Investors and market watchers can always find entirely rational explanations, like this one, to justify disconnects between prices and historically recognized underlying fundamentals. And they're almost always wrong. Markets and investment assets only very rarely undergo such a substantial change that the very fundamentals on which their pricing is based are altered.

They're wrong this time, too. Oil is still a global market, it can still be transported with surprising efficiency over great distances. Brent is not immune to the fact that the biggest oil exporters in the world are swimming in production capacity. WTI is not immune to U.S. storage facilities that are bursting at the seams at the same time as North American oil production is surging.

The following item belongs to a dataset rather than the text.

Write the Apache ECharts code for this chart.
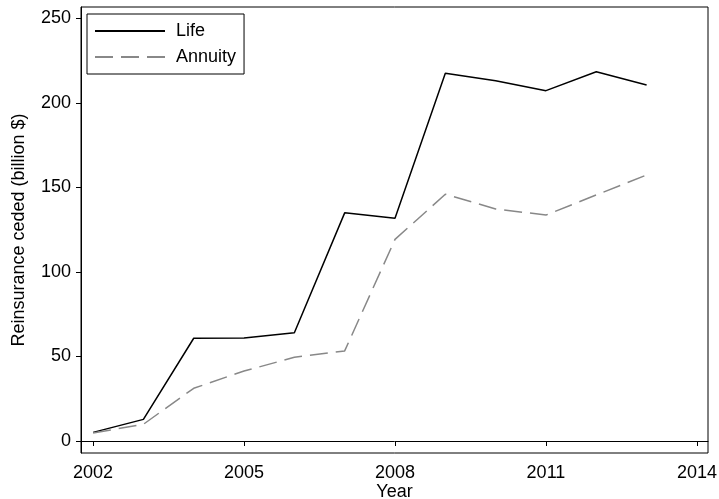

No, the public markets on which Brent and WTI futures trade are reflecting a general easing in risk aversion among the world's investors. Global economic and financial risks have calmed considerably, so investors are rotating into riskier assets (such as commodities) and away from the safety of government bonds. (The U.S. 10-year Treasury has seen its yield surge more than 40 basis points since early December, reflecting this rotation away from the bond market.) This trade has, essentially, trumped oil's fundamentals.

It can't last. Eventually, the regional problems will ease, and the global benchmark prices for oil are going to more accurately reflect the global reality of oil supplies. Fundamentals always win out in the end.